Offensichtlich hatte das Kind auf dem Hofgrund gespielt und im Baumgarten aufgehalten. Dort befand sich auch der „Mistpoel“, also wohl eine Grube, in welcher der Mist aus dem Stall gesammelt wurde, um später auf den Feldern oder im Garten verteilt zu werden um als Dünger zu dienen. Zugleich hatte sich hier auch Wasser gesammelt, vielleicht von einem zuvor erfolgten Regenguss. In diese unappetitliche Brühe stürzte Mauritius Schmidts jedenfalls mit dem Kopf voran. Die Brühe stand ausgerechnet an dieser Stelle zwei Fuß hoch, also etwa 60 Zentimeter, so dass der Junge darin ertrunken ist. Das jedenfalls stellten der herbeigeeilte Linner Schultheiß Erlenwein und die Schöffen Cosmann und Wolters vor Ort fest. Gemeldet hatte das Unglück Johann Reinartz vom benachbarten Schirmerhof.
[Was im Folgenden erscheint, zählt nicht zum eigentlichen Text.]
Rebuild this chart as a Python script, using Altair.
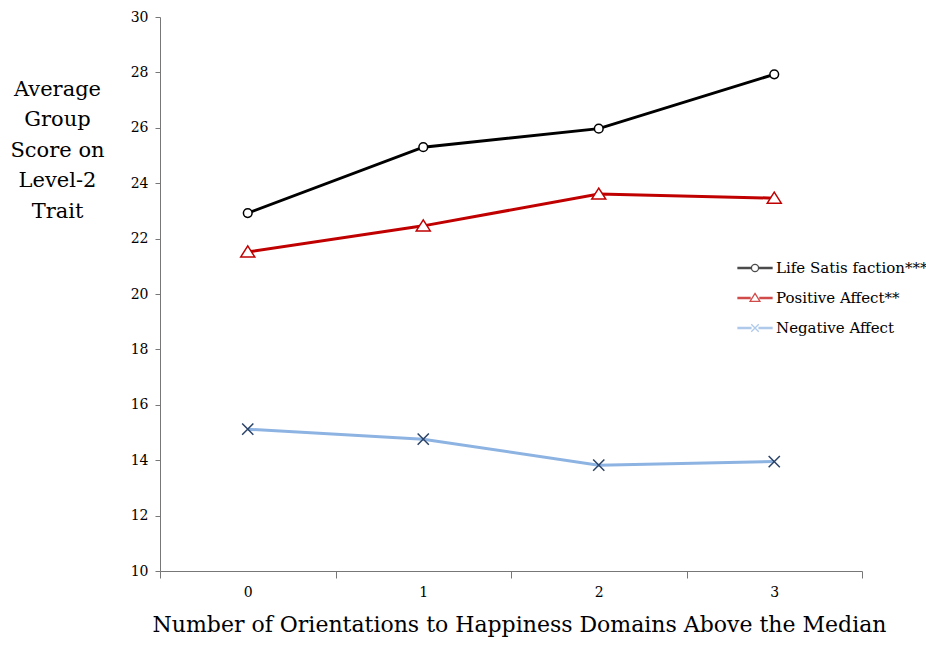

Das Gericht erlaubte den Großeltern ohne weiteres, den Enkel aus seiner misslichen Position zu befreien und auf dem Gottesacker an der Kirche im Dorf zu bestatten, da der Unglücksfall offensichtlich war. Allerdings mussten sich die Großeltern noch streng ermahnen lassen, die Unfallstelle durch Zuschütten des Loches oder mit einen Zaun zu sichern, damit nicht noch ein anderes Kind dasselbe Schicksal erleiden könne. Zugleich stellten die Richter klar, dass durch dieses Versäumnis die Großeltern Schuld am Tode ihres Enkels trügen. Die jedenfalls bekräftigten, dass sie damit wirklich nicht gerechnet hätten und baten darum, nach dem Unglück nicht noch mit einer Strafe belegt zu werden.

Offenbar hatten sie Glück, denn in den historischen Linner Gerichtsakten findet sich kein Hinweis mehr auf eine in solchen Fällen übliche Geldstrafe. Die Warnung war übrigens nicht unnötig, denn 1730 ereilte eine Viehmagd des Cornelius Schmittmanns in Oberkassel, das auch zum Amt Linn gehörte, dasselbe Schicksal. Auch Schmittmanns wurde aufgefordert, seinen Mistpfuhl abzusichern – auch im Interesse seiner Kinder.